For Americans, this history also provides a singularly clear and attractive moral lesson, despite such blemishes as the internment of Japanese Americans (or, more controversially, the bombings of enemy cities, up to and including Hiroshima and Nagasaki). Secular Americans today may have trouble putting a face on absolute goodness, but they have no trouble doing so for absolute evil: it is Adolf Hitler, the uncontested devil of modern times. Those who risked their lives to defeat Hitler and his allies quite rightly have the status of unalloyed heroes—the “greatest generation,” in Tom Brokaw’s cloying phrase. Meanwhile, those who tried to appease Hitler enjoy nothing but scorn, a phenomenon that took off as early as the publication of the indictment Guilty Men in England in 1940. Americans today also have no trouble putting a face on foolishness and weakness in international affairs: it is that of the umbrella-toting Neville Chamberlain, as he waved a piece of paper in the air upon his return from Munich in 1938 and proclaimed “peace in our time.”

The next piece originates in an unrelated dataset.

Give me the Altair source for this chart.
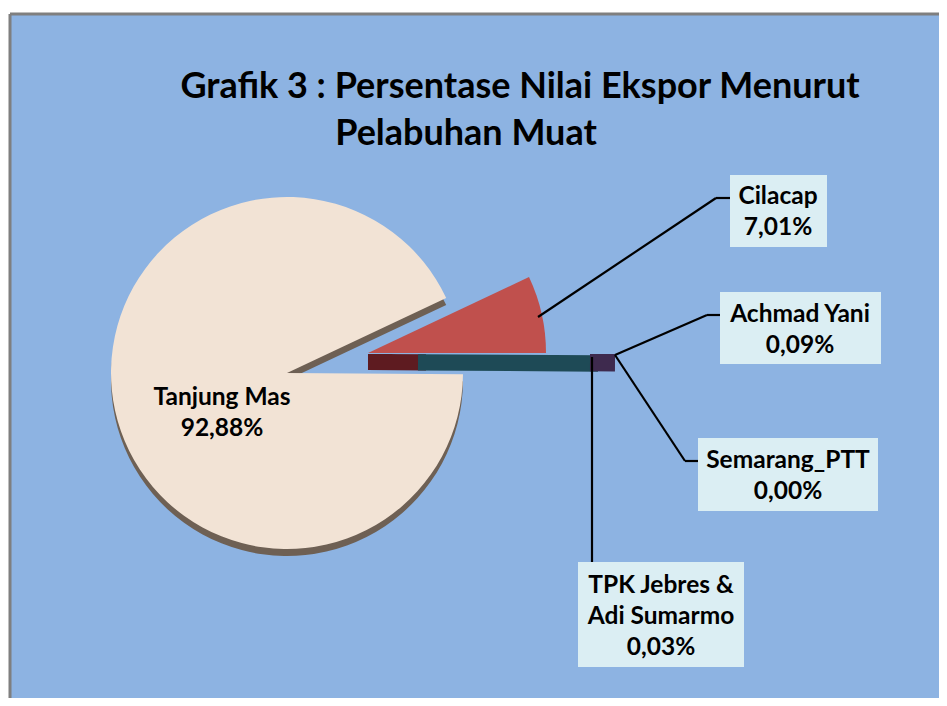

Nothing since 1945 has compared in sheer power, drama, horror or clarity to the events of this era, so it is understandable that they have had such staying power in our political imagination. Ever since the war, populist politicians who excel at whipping up national or ethnic hatreds are tarred as “fascists” or “Nazis.” Meanwhile, as early as the summer of 1945, American officials were already invoking the supposed lessons of Munich with reference to new foreign challenges. Soon after Hiroshima, for instance, Secretary of the Navy James Forrestal warned against sharing nuclear secrets with Stalin with the words “we tried that once with Hitler. There are no returns on appeasement.” Ever since, it has been de rigueur for Americans to justify action against alleged foreign threats with Hitler analogies, and to denounce the alleged appeasement of such threats with Munich analogies. Sometimes, the comparisons have been laughably inappropriate. Speaking of Manuel Noriega, the tin-pot dictator of Panama, whom Washington was accusing of protecting drug smugglers, Deputy Secretary of State Lawrence Eagleburger declared in August 1989, “That is aggression as surely as Adolf Hitler’s invasion of Poland fifty years ago was aggression.” Four months later, the United States invaded and deposed him.

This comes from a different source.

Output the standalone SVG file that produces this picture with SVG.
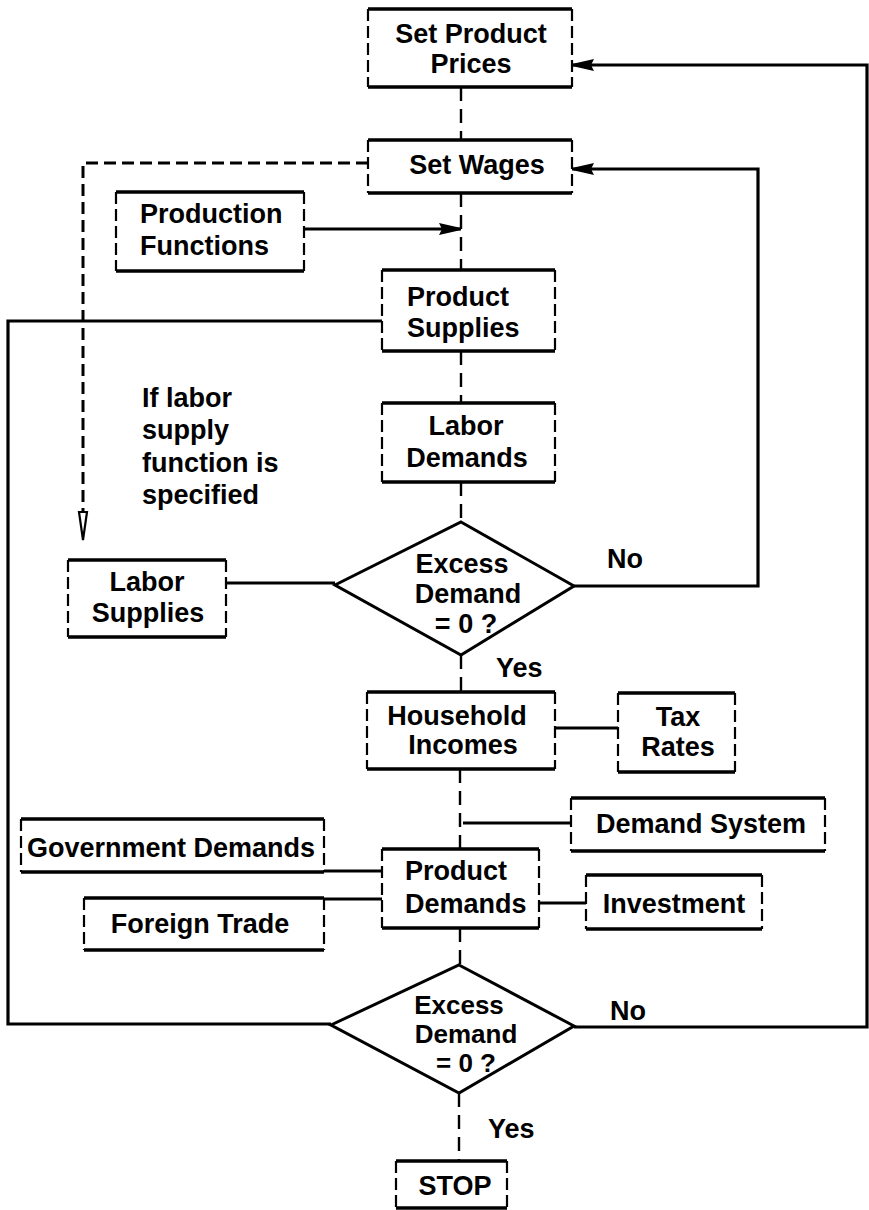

Meanwhile, neoconservative commentators like Charles Krauthammer and Norman Podhoretz deploy Munich analogies in virtually everything they write about foreign policy (in Krauthammer’s case, the list stretches from China in 1989 and North Korea in 1994, through Iraq in 2003, to Iran and Russia today). But they have hardly been the only ones to do so. Bill Clinton’s Czech-born secretary of state Madeleine Albright confessed in 1997 that “my mind-set is Munich,” while Clinton himself dragged out the Hitler comparison for Serbian dictator Slobodan Milosevic. In 2014, John Kerry called Syria’s use of chemical weapons “our Munich moment.” Every American president since the war has also received his share of Chamberlain comparisons. The scholars Sam Kleiner and Tom Zoellner have noted that “when President Eisenhower returned from a summit with the Soviets in 1955, he gave his remarks in the pouring rain without the courtesy of an umbrella,” because of the umbrella’s associations with Chamberlain.

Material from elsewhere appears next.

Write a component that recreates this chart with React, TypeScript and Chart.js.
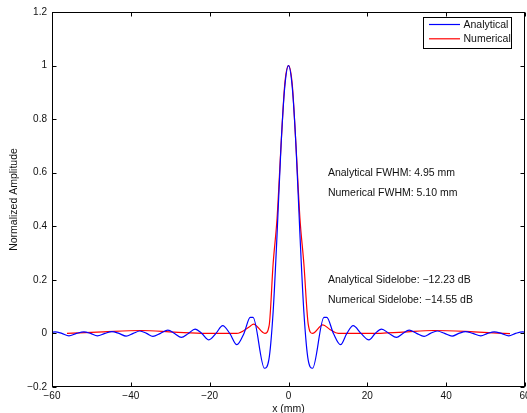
import React, { useEffect, useRef } from "react";
import { Chart, registerables } from "chart.js";
Chart.register(...registerables);

const seriesLabels = ["Analytical", "Numerical"];
const seriesColors = ["#0000FF", "#FF0000"];

const analyticalX = [
  -60, -59.2, -57.5, -55.7, -53.8, -51.9, -50.2, -48.5, -46.6, -44.8, -43.0, -41.2, -39.4, -37.7, -36.0,
  -34.4, -32.5, -30.6, -28.9, -27.2, -25.4, -23.7, -22.0, -20.2, -18.4, -16.7, -14.9, -13.1, -11.3, -9.7,
  -9.0, -6.1, -5.0, -3.9, -2.9, -1.9, -0.95, 0, 0.95, 1.9, 2.9, 3.9, 5.0, 6.1, 9.0, 9.7, 11.4, 13.2, 14.8,
  16.4, 18.4, 20.4, 22.0, 23.6, 25.5, 27.4, 29.0, 30.6, 32.5, 34.4, 36.0, 37.7, 39.6, 41.5, 43.2, 44.9,
  46.8, 48.8, 50.5, 52.2, 54.0, 55.9, 57.6, 59.4, 60,
];
const analyticalY = [
  0.004, 0.006, 0, -0.009, 0, 0.006, 0, -0.009, 0, 0.007, 0, -0.01, 0, 0.009, 0,
  -0.011, 0, 0.012, 0, -0.015, 0, 0.016, 0, -0.024, 0, 0.029, 0, -0.042, 0, 0.06,
  0.06, -0.13, -0.1, 0.08, 0.37, 0.7, 0.92, 1.0, 0.92, 0.7, 0.37, 0.08, -0.1, -0.13, 0.06, 0.06, 0, -0.042, 0,
  0.029, 0, -0.024, 0, 0.016, 0, -0.015, 0, 0.012, 0, -0.011, 0, 0.009, 0, -0.01, 0, 0.007,
  0, -0.009, 0, 0.006, 0, -0.009, 0, 0.006, 0.004,
];

const numericalX = [
  -56.2, -47, -37.5, -29, -21, -13.2, -9.8, -8.9, -6.0, -4.9, -3.9, -2.9, -1.9, -0.95, 0,
  0.95, 1.9, 2.9, 3.9, 5.0, 6.1, 8.7, 10.5, 12.6, 21, 29, 36.8, 47, 56.2,
];
const numericalY = [
  0, 0.006, 0.011, 0.005, 0, 0, 0.026, 0.035, 0, 0.03, 0.26, 0.43, 0.7, 0.93, 1.0,
  0.93, 0.7, 0.43, 0.26, 0.035, 0, 0.032, 0.015, 0, 0, 0.005, 0.011, 0.006, -0.001,
];

const xTicks = [-60, -40, -20, 0, 20, 40, 60];
const yTicks = [-0.2, 0, 0.2, 0.4, 0.6, 0.8, 1, 1.2];

const xTitle = "x (mm)";
const yTitle = "Normalized Amplitude";

const annotationTexts = [
  "Analytical FWHM: 4.95 mm",
  "Numerical FWHM: 5.10 mm",
  "Analytical Sidelobe: \u221212.23 dB",
  "Numerical Sidelobe: \u221214.55 dB",
];
const annotationX = [10, 10, 10, 10];
const annotationY = [0.6, 0.525, 0.2, 0.125];

const FONT = '"Liberation Sans", Arial, Helvetica, sans-serif';

const fmt = (v: number) => {
  const r = Number(v.toFixed(1));
  return r < 0 ? "\u2212" + Math.abs(r) : String(r);
};

const framePlugin = {
  id: "frame",
  afterDatasetsDraw(chart: any) {
    const { ctx, chartArea, scales } = chart;
    const { left, right, top, bottom } = chartArea;
    const L = Math.round(left) + 0.5;
    const R = Math.round(right) - 0.5;
    const T = Math.round(top) + 0.5;
    const B = Math.round(bottom) - 0.5;
    ctx.save();
    ctx.strokeStyle = "#000";
    ctx.lineWidth = 1;
    ctx.strokeRect(L, T, R - L, B - T);
    const tl = 4;
    ctx.beginPath();
    for (const v of xTicks) {
      const px = Math.round(scales.x.getPixelForValue(v)) + 0.5;
      ctx.moveTo(px, B);
      ctx.lineTo(px, B - tl);
      ctx.moveTo(px, T);
      ctx.lineTo(px, T + tl);
    }
    for (const v of yTicks) {
      const py = Math.round(scales.y.getPixelForValue(v)) + 0.5;
      ctx.moveTo(L, py);
      ctx.lineTo(L + tl, py);
      ctx.moveTo(R, py);
      ctx.lineTo(R - tl, py);
    }
    ctx.stroke();

    // annotations
    ctx.fillStyle = "#111";
    ctx.font = `10.5px ${FONT}`;
    ctx.textAlign = "left";
    ctx.textBaseline = "middle";
    annotationTexts.forEach((t, i) => {
      ctx.fillText(t, scales.x.getPixelForValue(annotationX[i]), scales.y.getPixelForValue(annotationY[i]));
    });

    // legend
    const boxW = 88;
    const boxH = 31;
    const bx = Math.round(right) - 14 - boxW + 0.5;
    const by = Math.round(top) + 5.5;
    ctx.fillStyle = "#fff";
    ctx.fillRect(bx, by, boxW, boxH);
    ctx.strokeStyle = "#000";
    ctx.strokeRect(bx, by, boxW, boxH);
    chart.data.datasets.forEach((ds: any, i: number) => {
      const ly = by + 7 + i * 14.3;
      ctx.strokeStyle = ds.borderColor;
      ctx.lineWidth = 1.2;
      ctx.beginPath();
      ctx.moveTo(bx + 5.5, ly);
      ctx.lineTo(bx + 36.5, ly);
      ctx.stroke();
      ctx.fillStyle = "#111";
      ctx.fillText(ds.label, bx + 40, ly + 0.5);
    });
    ctx.restore();
  },
};

export default function App() {
  const ref = useRef<HTMLCanvasElement | null>(null);
  useEffect(() => {
    document.body.style.margin = "0";
    const canvas = ref.current!;
    const chart = new Chart(canvas, {
      type: "line",
      data: {
        datasets: [
          {
            label: seriesLabels[0],
            data: analyticalX.map((x, i) => ({ x, y: analyticalY[i] })),
            borderColor: seriesColors[0],
            borderWidth: 1.2,
            pointRadius: 0,
            cubicInterpolationMode: "monotone",
            fill: false,
          },
          {
            label: seriesLabels[1],
            data: numericalX.map((x, i) => ({ x, y: numericalY[i] })),
            borderColor: seriesColors[1],
            borderWidth: 1.2,
            pointRadius: 0,
            cubicInterpolationMode: "monotone",
            fill: false,
          },
        ],
      },
      options: {
        animation: false,
        responsive: false,
        devicePixelRatio: 1,
        layout: { padding: { top: 12, right: 2, bottom: 0, left: 0 } },
        plugins: { legend: { display: false }, tooltip: { enabled: false } },
        scales: {
          x: {
            type: "linear",
            min: -60,
            max: 60,
            grid: { display: false, drawTicks: false },
            border: { display: false },
            afterBuildTicks: (s: any) => {
              s.ticks = xTicks.map((v) => ({ value: v }));
            },
            ticks: {
              autoSkip: false,
              maxRotation: 0,
              padding: 3,
              color: "#111",
              font: { family: FONT, size: 10 },
              callback: (v: any) => fmt(Number(v)),
            },
            title: {
              display: true,
              text: xTitle,
              color: "#111",
              font: { family: FONT, size: 10.5, lineHeight: 0.76 },
              padding: { top: 0, bottom: 0 },
            },
            afterFit: (s: any) => {
              s.height = 26;
              s.paddingLeft = 0;
              s.paddingRight = 0;
            },
          },
          y: {
            type: "linear",
            min: -0.2,
            max: 1.2,
            grid: { display: false, drawTicks: false },
            border: { display: false },
            afterBuildTicks: (s: any) => {
              s.ticks = yTicks.map((v) => ({ value: v }));
            },
            ticks: {
              autoSkip: false,
              padding: 5,
              color: "#111",
              font: { family: FONT, size: 10 },
              callback: (v: any) => fmt(Number(v)),
            },
            title: {
              display: true,
              text: yTitle,
              color: "#111",
              font: { family: FONT, size: 10.5 },
              padding: { top: 8, bottom: 0 },
            },
            afterFit: (s: any) => {
              s.width = 52;
              s.paddingTop = 0;
              s.paddingBottom = 0;
            },
          },
        },
      },
      plugins: [framePlugin],
    });
    return () => chart.destroy();
  }, []);
  return (
    <div style={{ width: 527, height: 413, background: "#fff" }}>
      <canvas ref={ref} width={527} height={413} style={{ display: "block" }} />
    </div>
  );
}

So ingrained have World War II references become in our political culture that some commentators use them without even knowing what they refer to. Famously, in May 2008, conservative commentator Kevin James went on Chris Matthews’s show Hardball and compared then presidential candidate Barack Obama to Chamberlain because of his willingness to negotiate with Iran and other adversaries. Matthews humiliated James by asking him again and again to explain what Chamberlain had actually done in Munich. The blustering James, who refused to answer, clearly had no idea.

Yet even when wielded by ignoramuses, these references have the ability to introduce a brimstone-tinged whiff of apocalypse into any political debate. Speak of Munich or fascists and the hand of the clock always jumps to one minute to midnight. In the ordinary course of political life, it may be important to stand up to bullies, but with the recognition that if a particular strategy fails to work, it can be refined or replaced. But invoke Munich, and the message is that if you fail to stand up to an enemy with all the force at your disposal, it is only a matter of time before bombers decimate your cities, tanks pour across your borders and millions of your citizens perish.

 

THE COMMENTATORS who invoke Hitler or Munich never seem to appreciate the massive irony that the events of the war itself—and above all its nuclear ending—ensured that the events of 1939 to 1945 could never, in fact, come close to repeating themselves. At the moment when James Forrestal denounced possible “appeasement” of the USSR, the United States enjoyed a nuclear monopoly that made any direct threat to its territory unthinkable. When the Soviets acquired their own nuclear weapon a few years later, a new and apocalyptic threat arose, but the nuclear deterrent and the premise of “mutually assured destruction” made any actual attack unlikely.

Yet over the following decades, the difficulty of imagining nuclear war arguably helped World War II keep its dominant position in the American political imagination. Nuclear war was so terrible to contemplate, and so wholly outside human experience, that few prominent political figures dared treat it as a real possibility, or argue for the “first use” of nuclear weapons against America’s adversaries. (Of course there were some, such as General Curtis LeMay, who urged the use of nuclear weapons in the Korean War.) Disarmament movements might invoke the specter of nuclear war, but those who believed the Soviet Union posed a threat to the West that needed to be confronted and contained naturally found it far easier to justify their policies by invoking an earlier time in which nuclear weapons did not yet exist.

Yet at least with the Soviets during the Cold War, analogies with this earlier time still had some credibility. In addition to its nuclear arsenal, the Soviet Union had a huge conventional military and, as the experience of Joseph Stalin showed all too clearly, few safeguards against absolute power coming into the hands of a brutal paranoiac. The USSR was a totalitarian adversary that supported revolutionary forces across the globe, and its official ideology aggressively described its social system as the destiny of the human race. Historians have endlessly debated the Soviets’ actual strategic intentions, and the question of which side bore more responsibility for the Cold War, but no one can doubt that the Soviet Union had the ability to pose a real conventional military threat.